Reserve Bank of Malawi (RBM) Deputy Governor for Economics Macdonald Mafuta Mwale has said the bank is encouraged with the downward turn that inflation took in October.
In an interview on Monday, Mafuta Mwale said the bank expects inflation to continue falling in the coming months.
Figures published by the National Statistical Office on Friday indicated that Malawi’s headline inflation fell back by 1.9 percent points to 32.4 percent in October 2024 from 34.3 percent in September, reflecting softening consumer prices.
Notably, this is the first decline since March 2024.
Food inflation, which accounts for the bulk of the country’s inflation basket, edged down to 40.3 percent from 43.5 percent in September while non-food inflation eased to 21.2 percent from 21.8 percent in September.
At this juncture, we are pretty much on track with where we thought we would be.

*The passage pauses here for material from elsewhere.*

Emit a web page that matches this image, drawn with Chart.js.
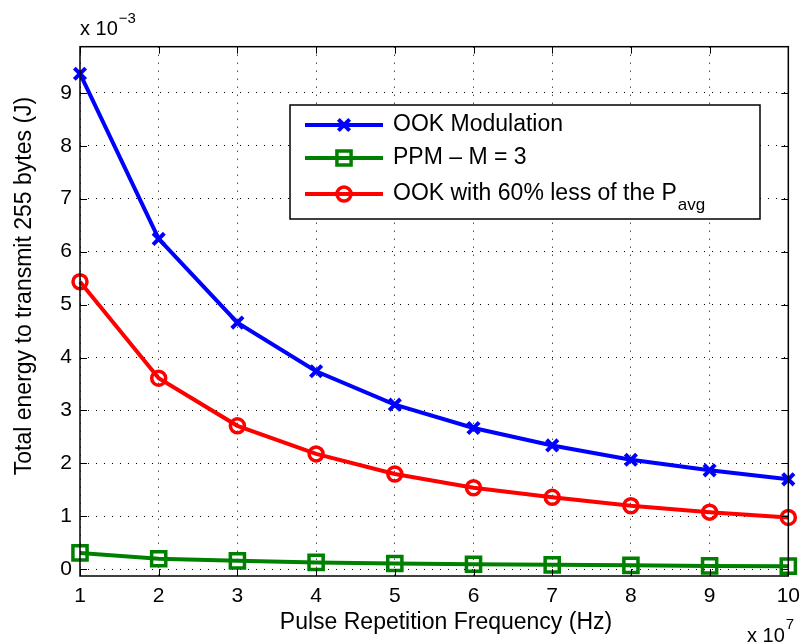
<!DOCTYPE html>
<html>
<head>
<meta charset="utf-8">
<script src="https://cdn.jsdelivr.net/npm/chart.js@4/dist/chart.umd.min.js"></script>
<style>
  body { margin: 0; background: #fff; }
  canvas { display: block; }
</style>
</head>
<body>
<canvas id="myChart" width="808" height="644"></canvas>
<script>
// x values in units of 10^7 Hz, y values in units of 10^-3 J
const freq = [1, 2, 3, 4, 5, 6, 7, 8, 9, 10];
const ookEnergy = [9.36, 6.24, 4.66, 3.74, 3.11, 2.67, 2.34, 2.07, 1.87, 1.70];
const ppmEnergy = [0.31, 0.20, 0.16, 0.13, 0.11, 0.095, 0.085, 0.075, 0.065, 0.06];
const ook60Energy = [5.43, 3.61, 2.71, 2.18, 1.80, 1.54, 1.36, 1.20, 1.08, 0.98];
const xTicks = [1, 2, 3, 4, 5, 6, 7, 8, 9, 10];
const yTicks = [0, 1, 2, 3, 4, 5, 6, 7, 8, 9];
const seriesNames = ["OOK Modulation", "PPM \u2013 M = 3", "OOK with 60% less of the P"];

const FONT = "'Liberation Sans', Arial, Helvetica, sans-serif";

function toPoints(ys) {
  return freq.map(function (x, i) {
    return { x: x, y: ys[i] };
  });
}

// MATLAB style axes: box, inner ticks, labels, legend
const matlabAxes = {
  id: "matlabAxes",
  afterDraw: function (chart) {
    const ctx = chart.ctx;
    const a = chart.chartArea;
    const xs = chart.scales.x;
    const ys = chart.scales.y;
    ctx.save();

    // inner ticks
    ctx.strokeStyle = "#000";
    ctx.lineWidth = 1;
    ctx.beginPath();
    xTicks.forEach(function (v) {
      const px = Math.round(xs.getPixelForValue(v)) + 0.5;
      ctx.moveTo(px, a.bottom); ctx.lineTo(px, a.bottom - 7);
      ctx.moveTo(px, a.top); ctx.lineTo(px, a.top + 7);
    });
    yTicks.forEach(function (v) {
      const py = Math.round(ys.getPixelForValue(v)) + 0.5;
      ctx.moveTo(a.left, py); ctx.lineTo(a.left + 7, py);
      ctx.moveTo(a.right, py); ctx.lineTo(a.right - 7, py);
    });
    ctx.stroke();

    // box
    ctx.lineWidth = 1.5;
    ctx.strokeRect(a.left, a.top, a.right - a.left, a.bottom - a.top);

    // axis titles
    ctx.fillStyle = "#000";
    ctx.font = "23px " + FONT;
    ctx.textAlign = "center";
    ctx.textBaseline = "middle";
    ctx.fillText("Pulse Repetition Frequency (Hz)", 446, 623);
    ctx.save();
    ctx.translate(25, 286);
    ctx.rotate(-Math.PI / 2);
    ctx.fillText("Total energy to transmit 255 bytes (J)", 0, 0);
    ctx.restore();

    // exponents
    ctx.textAlign = "left";
    ctx.textBaseline = "alphabetic";
    ctx.font = "20px " + FONT;
    ctx.fillText("x 10", 80, 35);
    let w = ctx.measureText("x 10").width;
    ctx.font = "15px " + FONT;
    ctx.fillText("\u22123", 80 + w + 1, 23);
    ctx.font = "20px " + FONT;
    ctx.fillText("x 10", 747, 642);
    w = ctx.measureText("x 10").width;
    ctx.font = "15px " + FONT;
    ctx.fillText("7", 747 + w + 1, 629);

    // legend
    const lx = 290, ly = 105, lw = 470, lh = 114;
    ctx.fillStyle = "#fff";
    ctx.fillRect(lx, ly, lw, lh);
    ctx.strokeStyle = "#000";
    ctx.lineWidth = 1.5;
    ctx.strokeRect(lx, ly, lw, lh);
    const rows = [125, 158, 194];
    chart.data.datasets.forEach(function (ds, i) {
      const y = rows[i];
      ctx.strokeStyle = ds.borderColor;
      ctx.lineWidth = ds.borderWidth;
      ctx.beginPath();
      ctx.moveTo(305, y);
      ctx.lineTo(383, y);
      ctx.stroke();
      ctx.fillStyle = "rgba(0,0,0,0)";
      ctx.lineWidth = ds.pointBorderWidth;
      Chart.helpers.drawPoint(ctx, {
        pointStyle: ds.pointStyle,
        radius: ds.pointRadius,
        borderWidth: ds.pointBorderWidth,
        rotation: 0
      }, 344, y);
      ctx.fillStyle = "#000";
      ctx.font = "23px " + FONT;
      ctx.textAlign = "left";
      ctx.textBaseline = "middle";
      ctx.fillText(seriesNames[i], 393, y);
      if (i === 2) {
        const tw = ctx.measureText(seriesNames[i]).width;
        ctx.font = "17px " + FONT;
        ctx.fillText("avg", 393 + tw + 1, y + 11);
      }
    });
    ctx.restore();
  }
};

const ctx = document.getElementById("myChart");
const myChart = new Chart(ctx, {
  type: "line",
  data: {
    datasets: [
      {
        label: seriesNames[0],
        data: toPoints(ookEnergy),
        borderColor: "rgb(0, 0, 255)",
        backgroundColor: "rgb(0, 0, 255)",
        borderWidth: 4,
        pointStyle: "crossRot",
        pointRadius: 8,
        pointBorderWidth: 4,
        clip: false,
      },
      {
        label: seriesNames[1],
        data: toPoints(ppmEnergy),
        borderColor: "rgb(0, 128, 0)",
        backgroundColor: "rgba(0, 0, 0, 0)",
        borderWidth: 4,
        pointStyle: "rect",
        pointRadius: 10,
        pointBorderWidth: 3.5,
        clip: false,
      },
      {
        label: seriesNames[2],
        data: toPoints(ook60Energy),
        borderColor: "rgb(255, 0, 0)",
        backgroundColor: "rgba(0, 0, 0, 0)",
        borderWidth: 4,
        pointStyle: "circle",
        pointRadius: 7,
        pointBorderWidth: 3.5,
        clip: false,
      },
    ],
  },
  options: {
    responsive: false,
    animation: false,
    events: [],
    layout: {
      padding: { left: 0, top: 46.7, right: 10.3, bottom: 0 },
    },
    elements: {
      line: { tension: 0 },
    },
    scales: {
      x: {
        type: "linear",
        min: 1,
        max: 10,
        afterBuildTicks: function (scale) {
          scale.ticks = xTicks.map(function (v) { return { value: v }; });
        },
        afterFit: function (scale) { scale.height = 68; },
        grid: { color: "#000", lineWidth: 1, drawTicks: false },
        border: { display: false, dash: [1, 7] },
        ticks: {
          padding: 8,
          color: "#000",
          font: { family: FONT, size: 21 },
          maxRotation: 0,
        },
      },
      y: {
        type: "linear",
        min: -0.126,
        max: 9.87,
        afterBuildTicks: function (scale) {
          scale.ticks = yTicks.map(function (v) { return { value: v }; });
        },
        afterFit: function (scale) { scale.width = 80; },
        grid: { color: "#000", lineWidth: 1, drawTicks: false },
        border: { display: false, dash: [1, 7] },
        ticks: {
          padding: 8,
          color: "#000",
          font: { family: FONT, size: 21 },
        },
      },
    },
    plugins: {
      legend: { display: false },
      tooltip: { enabled: false },
      title: { display: false },
    },
  },
  plugins: [matlabAxes],
});
</script>
</body>
</html>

“Next month, we will see a strong drop in inflation, due to stabilising food prices and favourable base effects, having completed one year since the major exchange rate realignment which introduced this wave of rising inflation,” Mafuta Mwale said.
He added that, moving forward, the bank expects inflation to decelerate gradually over the course of 2025, supported by prospects of better weather with meteorological experts forecasting a normal to above-normal rainfall season.
“The decline in inflation offers fresh evidence that we are making significant progress in fighting inflation.
“However, the road to single digits will likely be bumpy and lengthy, given lingering price pressures and still-strong consumer demand,” he said.
Traditionally, inflationary pressure starts mounting during the lean period months of November up to February as farmers deplete their food banks.
Consumers Association of Malawi Executive Director John Kapito recently blamed the trend on Malawi’s weak production capabilities.